Stored data entries:
************
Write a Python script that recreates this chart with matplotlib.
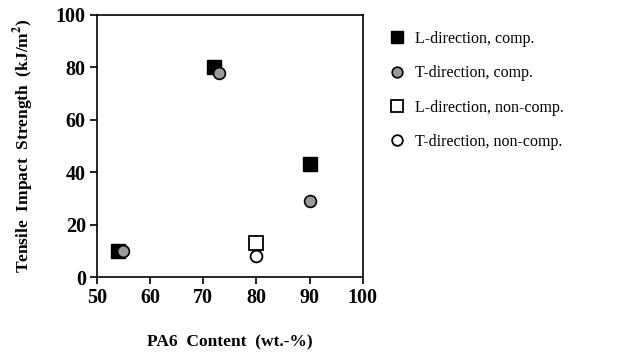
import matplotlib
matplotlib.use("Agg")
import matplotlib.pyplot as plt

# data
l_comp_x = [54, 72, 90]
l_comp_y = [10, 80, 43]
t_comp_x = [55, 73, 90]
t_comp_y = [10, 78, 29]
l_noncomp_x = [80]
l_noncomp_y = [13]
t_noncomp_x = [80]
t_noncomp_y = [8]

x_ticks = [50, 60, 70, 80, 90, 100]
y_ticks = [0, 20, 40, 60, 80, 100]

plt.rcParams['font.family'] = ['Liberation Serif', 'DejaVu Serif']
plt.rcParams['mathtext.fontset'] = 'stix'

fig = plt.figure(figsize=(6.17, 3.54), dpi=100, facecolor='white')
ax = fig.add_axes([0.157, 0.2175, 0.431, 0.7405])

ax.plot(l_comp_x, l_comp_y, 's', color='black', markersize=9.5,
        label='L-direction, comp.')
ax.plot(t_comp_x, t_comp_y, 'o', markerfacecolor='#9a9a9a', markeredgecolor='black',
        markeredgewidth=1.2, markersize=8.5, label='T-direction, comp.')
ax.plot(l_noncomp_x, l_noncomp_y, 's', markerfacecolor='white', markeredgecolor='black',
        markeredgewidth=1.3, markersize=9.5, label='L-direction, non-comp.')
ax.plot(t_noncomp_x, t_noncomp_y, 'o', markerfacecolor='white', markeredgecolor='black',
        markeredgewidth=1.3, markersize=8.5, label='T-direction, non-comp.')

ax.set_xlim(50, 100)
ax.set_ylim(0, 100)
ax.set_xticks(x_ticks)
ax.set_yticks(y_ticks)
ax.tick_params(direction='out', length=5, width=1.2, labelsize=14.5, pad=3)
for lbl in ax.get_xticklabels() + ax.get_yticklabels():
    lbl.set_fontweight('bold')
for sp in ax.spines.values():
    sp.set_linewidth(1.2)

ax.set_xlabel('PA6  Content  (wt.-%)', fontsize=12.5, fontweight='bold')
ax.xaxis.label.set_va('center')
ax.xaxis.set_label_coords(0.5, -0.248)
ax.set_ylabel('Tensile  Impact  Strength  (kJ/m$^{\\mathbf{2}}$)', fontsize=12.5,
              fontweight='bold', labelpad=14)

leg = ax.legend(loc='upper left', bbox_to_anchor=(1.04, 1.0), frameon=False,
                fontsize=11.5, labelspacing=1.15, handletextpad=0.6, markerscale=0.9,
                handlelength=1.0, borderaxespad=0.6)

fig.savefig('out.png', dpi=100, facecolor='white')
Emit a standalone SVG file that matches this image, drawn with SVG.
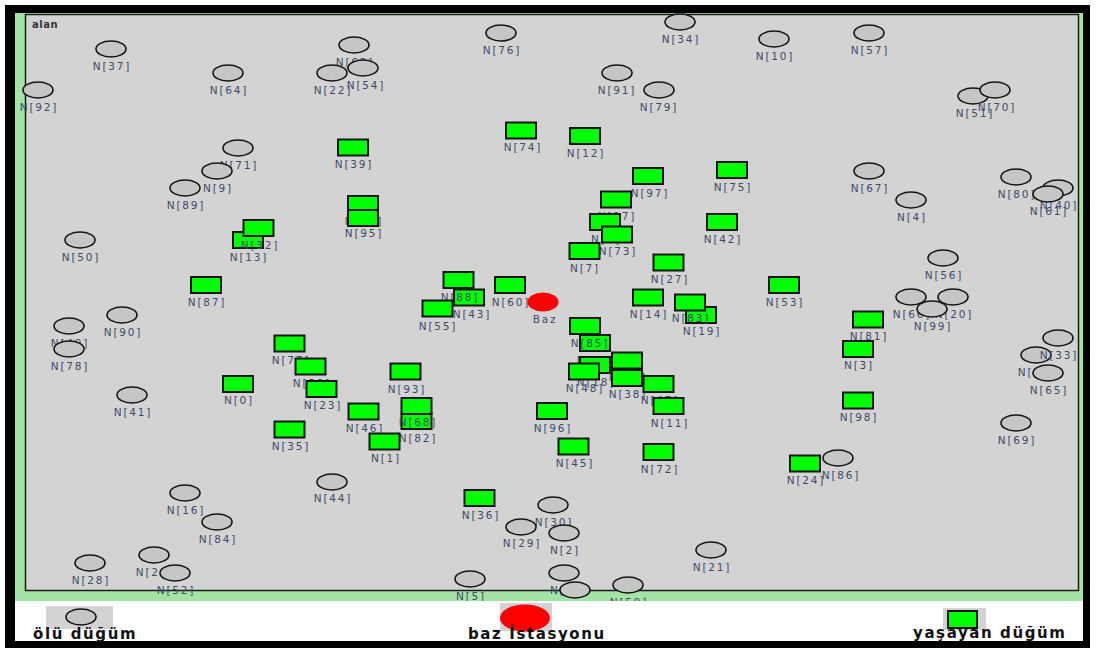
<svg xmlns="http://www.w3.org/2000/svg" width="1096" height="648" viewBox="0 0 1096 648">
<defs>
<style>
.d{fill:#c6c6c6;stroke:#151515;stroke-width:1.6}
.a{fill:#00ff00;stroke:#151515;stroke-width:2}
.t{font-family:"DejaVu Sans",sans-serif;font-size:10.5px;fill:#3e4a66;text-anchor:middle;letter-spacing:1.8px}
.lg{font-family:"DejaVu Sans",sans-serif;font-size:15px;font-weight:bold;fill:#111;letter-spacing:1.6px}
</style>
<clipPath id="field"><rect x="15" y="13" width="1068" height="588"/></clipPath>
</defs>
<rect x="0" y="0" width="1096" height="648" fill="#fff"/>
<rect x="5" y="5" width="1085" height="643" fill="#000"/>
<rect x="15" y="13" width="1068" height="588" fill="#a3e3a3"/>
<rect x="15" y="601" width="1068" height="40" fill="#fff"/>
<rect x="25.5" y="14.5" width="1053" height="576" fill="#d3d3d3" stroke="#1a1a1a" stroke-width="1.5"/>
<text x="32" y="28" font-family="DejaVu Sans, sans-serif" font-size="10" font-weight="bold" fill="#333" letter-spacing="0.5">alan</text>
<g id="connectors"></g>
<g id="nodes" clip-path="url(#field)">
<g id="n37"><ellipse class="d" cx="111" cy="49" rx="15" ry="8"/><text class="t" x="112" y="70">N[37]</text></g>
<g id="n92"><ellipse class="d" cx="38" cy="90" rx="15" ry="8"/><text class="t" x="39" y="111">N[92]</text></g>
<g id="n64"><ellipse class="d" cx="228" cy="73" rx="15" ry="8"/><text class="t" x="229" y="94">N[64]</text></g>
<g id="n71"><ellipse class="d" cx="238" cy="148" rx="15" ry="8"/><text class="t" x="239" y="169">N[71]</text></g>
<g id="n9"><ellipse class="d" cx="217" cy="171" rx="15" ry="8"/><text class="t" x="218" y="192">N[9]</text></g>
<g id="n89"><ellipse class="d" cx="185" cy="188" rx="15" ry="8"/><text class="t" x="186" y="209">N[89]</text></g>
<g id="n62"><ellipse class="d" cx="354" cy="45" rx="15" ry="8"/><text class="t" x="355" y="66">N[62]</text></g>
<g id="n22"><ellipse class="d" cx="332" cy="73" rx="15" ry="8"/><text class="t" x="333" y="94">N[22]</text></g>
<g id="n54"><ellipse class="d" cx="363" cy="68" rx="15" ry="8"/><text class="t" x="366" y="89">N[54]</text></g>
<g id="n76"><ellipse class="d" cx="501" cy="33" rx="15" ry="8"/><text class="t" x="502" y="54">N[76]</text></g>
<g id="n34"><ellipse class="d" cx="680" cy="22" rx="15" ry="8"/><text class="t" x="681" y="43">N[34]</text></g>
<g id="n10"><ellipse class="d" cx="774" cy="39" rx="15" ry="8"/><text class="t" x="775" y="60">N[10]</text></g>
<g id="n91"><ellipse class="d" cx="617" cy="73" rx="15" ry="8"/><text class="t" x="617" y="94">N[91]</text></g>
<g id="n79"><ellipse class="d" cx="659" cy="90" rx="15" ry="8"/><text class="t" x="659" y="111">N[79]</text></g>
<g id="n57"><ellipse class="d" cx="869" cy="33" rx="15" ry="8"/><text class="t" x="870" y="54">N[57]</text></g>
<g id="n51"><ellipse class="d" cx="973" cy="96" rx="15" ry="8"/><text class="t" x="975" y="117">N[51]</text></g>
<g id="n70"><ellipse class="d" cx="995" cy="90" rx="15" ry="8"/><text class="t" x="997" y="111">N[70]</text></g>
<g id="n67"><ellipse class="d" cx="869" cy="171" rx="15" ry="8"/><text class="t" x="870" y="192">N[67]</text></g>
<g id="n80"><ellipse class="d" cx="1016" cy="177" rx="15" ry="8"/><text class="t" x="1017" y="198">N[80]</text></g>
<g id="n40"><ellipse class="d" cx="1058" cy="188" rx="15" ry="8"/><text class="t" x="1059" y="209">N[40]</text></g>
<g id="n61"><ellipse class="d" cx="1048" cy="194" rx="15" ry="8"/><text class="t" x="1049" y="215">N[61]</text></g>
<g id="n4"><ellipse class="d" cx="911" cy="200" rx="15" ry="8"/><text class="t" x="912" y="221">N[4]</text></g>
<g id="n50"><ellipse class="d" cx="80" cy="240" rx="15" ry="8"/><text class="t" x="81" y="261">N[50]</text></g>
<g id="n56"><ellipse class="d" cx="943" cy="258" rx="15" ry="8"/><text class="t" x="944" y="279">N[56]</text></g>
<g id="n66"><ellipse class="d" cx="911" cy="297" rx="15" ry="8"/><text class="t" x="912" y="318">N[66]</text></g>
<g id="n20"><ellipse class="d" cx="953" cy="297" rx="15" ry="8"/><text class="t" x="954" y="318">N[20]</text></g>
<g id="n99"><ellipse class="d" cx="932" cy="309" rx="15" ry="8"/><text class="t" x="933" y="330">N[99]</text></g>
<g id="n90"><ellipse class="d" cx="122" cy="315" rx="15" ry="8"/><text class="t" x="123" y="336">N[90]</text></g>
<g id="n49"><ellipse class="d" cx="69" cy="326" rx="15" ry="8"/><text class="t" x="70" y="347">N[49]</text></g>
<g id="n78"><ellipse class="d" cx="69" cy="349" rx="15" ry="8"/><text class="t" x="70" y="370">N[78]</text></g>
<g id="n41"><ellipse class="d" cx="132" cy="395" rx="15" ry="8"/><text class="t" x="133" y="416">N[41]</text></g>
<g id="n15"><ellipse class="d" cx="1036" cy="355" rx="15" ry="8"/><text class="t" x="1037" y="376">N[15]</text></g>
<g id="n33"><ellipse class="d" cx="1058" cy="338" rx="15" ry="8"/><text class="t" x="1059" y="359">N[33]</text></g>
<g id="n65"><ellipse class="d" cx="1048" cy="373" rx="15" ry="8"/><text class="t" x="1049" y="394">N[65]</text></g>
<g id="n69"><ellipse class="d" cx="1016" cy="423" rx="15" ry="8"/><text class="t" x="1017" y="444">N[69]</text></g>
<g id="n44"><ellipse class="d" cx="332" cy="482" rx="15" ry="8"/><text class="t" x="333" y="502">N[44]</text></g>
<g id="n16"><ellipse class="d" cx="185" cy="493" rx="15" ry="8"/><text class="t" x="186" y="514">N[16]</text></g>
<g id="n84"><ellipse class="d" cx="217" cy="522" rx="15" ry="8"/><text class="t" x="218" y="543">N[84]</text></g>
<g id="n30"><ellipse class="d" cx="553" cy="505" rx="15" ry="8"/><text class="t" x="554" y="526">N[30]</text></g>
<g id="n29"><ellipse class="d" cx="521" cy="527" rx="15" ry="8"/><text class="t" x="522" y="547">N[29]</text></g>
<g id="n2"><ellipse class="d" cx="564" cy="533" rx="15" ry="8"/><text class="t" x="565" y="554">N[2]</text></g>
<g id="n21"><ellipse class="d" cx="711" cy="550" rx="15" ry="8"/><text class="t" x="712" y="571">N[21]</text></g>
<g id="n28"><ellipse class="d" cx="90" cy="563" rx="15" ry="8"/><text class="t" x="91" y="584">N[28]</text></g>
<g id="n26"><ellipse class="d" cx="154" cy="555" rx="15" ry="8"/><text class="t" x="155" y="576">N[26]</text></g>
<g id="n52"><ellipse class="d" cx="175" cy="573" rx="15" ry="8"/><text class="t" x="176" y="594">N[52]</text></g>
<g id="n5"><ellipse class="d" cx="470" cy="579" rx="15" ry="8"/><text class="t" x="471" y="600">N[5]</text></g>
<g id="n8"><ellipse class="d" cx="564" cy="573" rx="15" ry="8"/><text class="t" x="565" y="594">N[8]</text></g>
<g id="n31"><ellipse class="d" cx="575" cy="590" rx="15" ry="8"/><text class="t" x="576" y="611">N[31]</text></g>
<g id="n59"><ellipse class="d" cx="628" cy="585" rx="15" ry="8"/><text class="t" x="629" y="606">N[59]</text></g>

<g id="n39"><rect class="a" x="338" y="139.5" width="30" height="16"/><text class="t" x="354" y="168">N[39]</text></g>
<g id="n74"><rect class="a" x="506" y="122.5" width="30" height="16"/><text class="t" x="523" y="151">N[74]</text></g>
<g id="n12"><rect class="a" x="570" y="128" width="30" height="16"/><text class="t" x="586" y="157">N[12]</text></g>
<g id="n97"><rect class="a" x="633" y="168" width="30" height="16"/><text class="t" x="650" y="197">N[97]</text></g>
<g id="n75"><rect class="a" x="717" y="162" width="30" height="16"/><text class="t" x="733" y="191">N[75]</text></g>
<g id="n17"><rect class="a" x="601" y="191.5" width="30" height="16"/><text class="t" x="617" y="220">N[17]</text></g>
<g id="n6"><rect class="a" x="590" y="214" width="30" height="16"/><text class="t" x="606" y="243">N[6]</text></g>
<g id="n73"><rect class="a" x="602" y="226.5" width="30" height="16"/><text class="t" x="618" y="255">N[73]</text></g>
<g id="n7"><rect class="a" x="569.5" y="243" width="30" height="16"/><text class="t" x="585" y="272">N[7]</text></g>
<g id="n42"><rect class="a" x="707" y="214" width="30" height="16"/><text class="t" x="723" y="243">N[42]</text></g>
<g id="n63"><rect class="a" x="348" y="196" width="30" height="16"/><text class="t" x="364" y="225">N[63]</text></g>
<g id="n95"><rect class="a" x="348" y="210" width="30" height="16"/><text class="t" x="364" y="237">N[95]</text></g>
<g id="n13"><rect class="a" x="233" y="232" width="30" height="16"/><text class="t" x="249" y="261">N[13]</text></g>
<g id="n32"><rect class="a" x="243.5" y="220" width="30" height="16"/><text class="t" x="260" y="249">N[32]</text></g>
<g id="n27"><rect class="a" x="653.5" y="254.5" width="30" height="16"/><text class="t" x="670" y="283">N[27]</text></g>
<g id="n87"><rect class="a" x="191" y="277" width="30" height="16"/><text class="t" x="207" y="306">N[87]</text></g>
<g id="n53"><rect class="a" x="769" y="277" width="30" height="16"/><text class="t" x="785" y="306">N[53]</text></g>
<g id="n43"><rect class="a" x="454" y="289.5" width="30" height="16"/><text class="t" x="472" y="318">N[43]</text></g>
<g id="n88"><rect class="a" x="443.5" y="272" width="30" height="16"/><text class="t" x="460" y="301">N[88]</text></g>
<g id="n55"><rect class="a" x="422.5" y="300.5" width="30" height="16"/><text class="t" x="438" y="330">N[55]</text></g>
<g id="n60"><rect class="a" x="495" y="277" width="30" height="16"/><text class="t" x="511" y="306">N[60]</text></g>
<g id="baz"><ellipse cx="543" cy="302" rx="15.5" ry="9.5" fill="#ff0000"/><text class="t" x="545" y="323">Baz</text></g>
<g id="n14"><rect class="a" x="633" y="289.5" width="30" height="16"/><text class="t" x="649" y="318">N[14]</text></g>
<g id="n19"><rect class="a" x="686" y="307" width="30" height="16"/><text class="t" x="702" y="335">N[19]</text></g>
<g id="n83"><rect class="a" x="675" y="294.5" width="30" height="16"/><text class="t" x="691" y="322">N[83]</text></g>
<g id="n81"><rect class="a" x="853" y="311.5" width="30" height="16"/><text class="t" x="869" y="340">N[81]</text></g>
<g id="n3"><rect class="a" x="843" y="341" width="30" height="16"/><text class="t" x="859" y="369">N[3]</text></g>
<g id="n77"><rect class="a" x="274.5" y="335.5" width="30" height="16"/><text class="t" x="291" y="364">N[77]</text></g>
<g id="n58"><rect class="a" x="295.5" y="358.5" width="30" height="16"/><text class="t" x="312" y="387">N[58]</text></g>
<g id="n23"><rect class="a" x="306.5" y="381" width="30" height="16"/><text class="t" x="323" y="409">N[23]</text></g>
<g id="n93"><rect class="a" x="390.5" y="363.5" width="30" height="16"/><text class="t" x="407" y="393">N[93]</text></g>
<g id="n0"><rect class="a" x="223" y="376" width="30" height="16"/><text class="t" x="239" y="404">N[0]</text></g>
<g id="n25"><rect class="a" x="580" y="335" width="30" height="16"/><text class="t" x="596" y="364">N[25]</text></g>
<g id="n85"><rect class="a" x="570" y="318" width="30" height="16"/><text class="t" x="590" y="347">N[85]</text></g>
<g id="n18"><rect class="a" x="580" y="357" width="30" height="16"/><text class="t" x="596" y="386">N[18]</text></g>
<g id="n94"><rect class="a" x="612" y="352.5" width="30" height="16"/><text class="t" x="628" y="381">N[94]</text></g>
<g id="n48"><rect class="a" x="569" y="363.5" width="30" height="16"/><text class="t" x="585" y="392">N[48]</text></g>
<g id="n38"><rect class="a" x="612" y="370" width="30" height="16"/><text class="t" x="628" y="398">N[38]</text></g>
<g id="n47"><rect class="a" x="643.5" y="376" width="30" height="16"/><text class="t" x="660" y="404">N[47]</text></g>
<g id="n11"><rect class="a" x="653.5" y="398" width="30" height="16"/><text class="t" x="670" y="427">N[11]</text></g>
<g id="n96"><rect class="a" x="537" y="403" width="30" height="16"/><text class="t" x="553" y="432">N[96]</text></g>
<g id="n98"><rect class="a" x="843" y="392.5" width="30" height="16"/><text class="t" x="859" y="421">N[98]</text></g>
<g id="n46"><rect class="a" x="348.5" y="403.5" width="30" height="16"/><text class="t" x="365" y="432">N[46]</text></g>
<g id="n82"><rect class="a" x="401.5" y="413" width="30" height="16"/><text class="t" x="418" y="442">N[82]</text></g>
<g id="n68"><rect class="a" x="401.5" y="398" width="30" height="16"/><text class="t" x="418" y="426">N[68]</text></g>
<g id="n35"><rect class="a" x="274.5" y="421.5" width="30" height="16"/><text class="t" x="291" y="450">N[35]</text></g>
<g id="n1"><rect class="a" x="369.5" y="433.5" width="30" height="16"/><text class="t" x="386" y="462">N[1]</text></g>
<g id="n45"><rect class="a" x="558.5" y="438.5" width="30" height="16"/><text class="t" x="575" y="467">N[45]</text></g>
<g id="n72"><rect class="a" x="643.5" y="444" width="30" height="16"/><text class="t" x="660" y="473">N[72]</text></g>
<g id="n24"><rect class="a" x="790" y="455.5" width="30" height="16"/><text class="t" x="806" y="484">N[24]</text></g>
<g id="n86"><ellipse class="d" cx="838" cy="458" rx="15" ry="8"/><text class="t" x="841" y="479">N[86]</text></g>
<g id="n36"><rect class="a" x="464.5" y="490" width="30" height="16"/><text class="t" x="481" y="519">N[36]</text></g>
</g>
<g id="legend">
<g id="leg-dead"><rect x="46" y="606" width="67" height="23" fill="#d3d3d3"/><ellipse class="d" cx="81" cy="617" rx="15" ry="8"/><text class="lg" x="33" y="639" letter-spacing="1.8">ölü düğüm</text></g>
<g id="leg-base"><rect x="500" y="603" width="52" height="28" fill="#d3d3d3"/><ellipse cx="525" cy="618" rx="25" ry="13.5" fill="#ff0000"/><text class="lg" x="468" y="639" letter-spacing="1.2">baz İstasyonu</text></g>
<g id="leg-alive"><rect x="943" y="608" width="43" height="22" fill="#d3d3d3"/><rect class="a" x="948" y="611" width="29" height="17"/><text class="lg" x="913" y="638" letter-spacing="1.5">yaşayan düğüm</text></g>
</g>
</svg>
************
**What this task involves:** Extract the lines exactly, please: the first line of the listing, the line with "y_ticks = [0, 20, 40, 60, 80, 100]", and every line between them, but no pictures.

**Task output:**
Write a Python script that recreates this chart with matplotlib.
import matplotlib
matplotlib.use("Agg")
import matplotlib.pyplot as plt

# data
l_comp_x = [54, 72, 90]
l_comp_y = [10, 80, 43]
t_comp_x = [55, 73, 90]
t_comp_y = [10, 78, 29]
l_noncomp_x = [80]
l_noncomp_y = [13]
t_noncomp_x = [80]
t_noncomp_y = [8]

x_ticks = [50, 60, 70, 80, 90, 100]
y_ticks = [0, 20, 40, 60, 80, 100]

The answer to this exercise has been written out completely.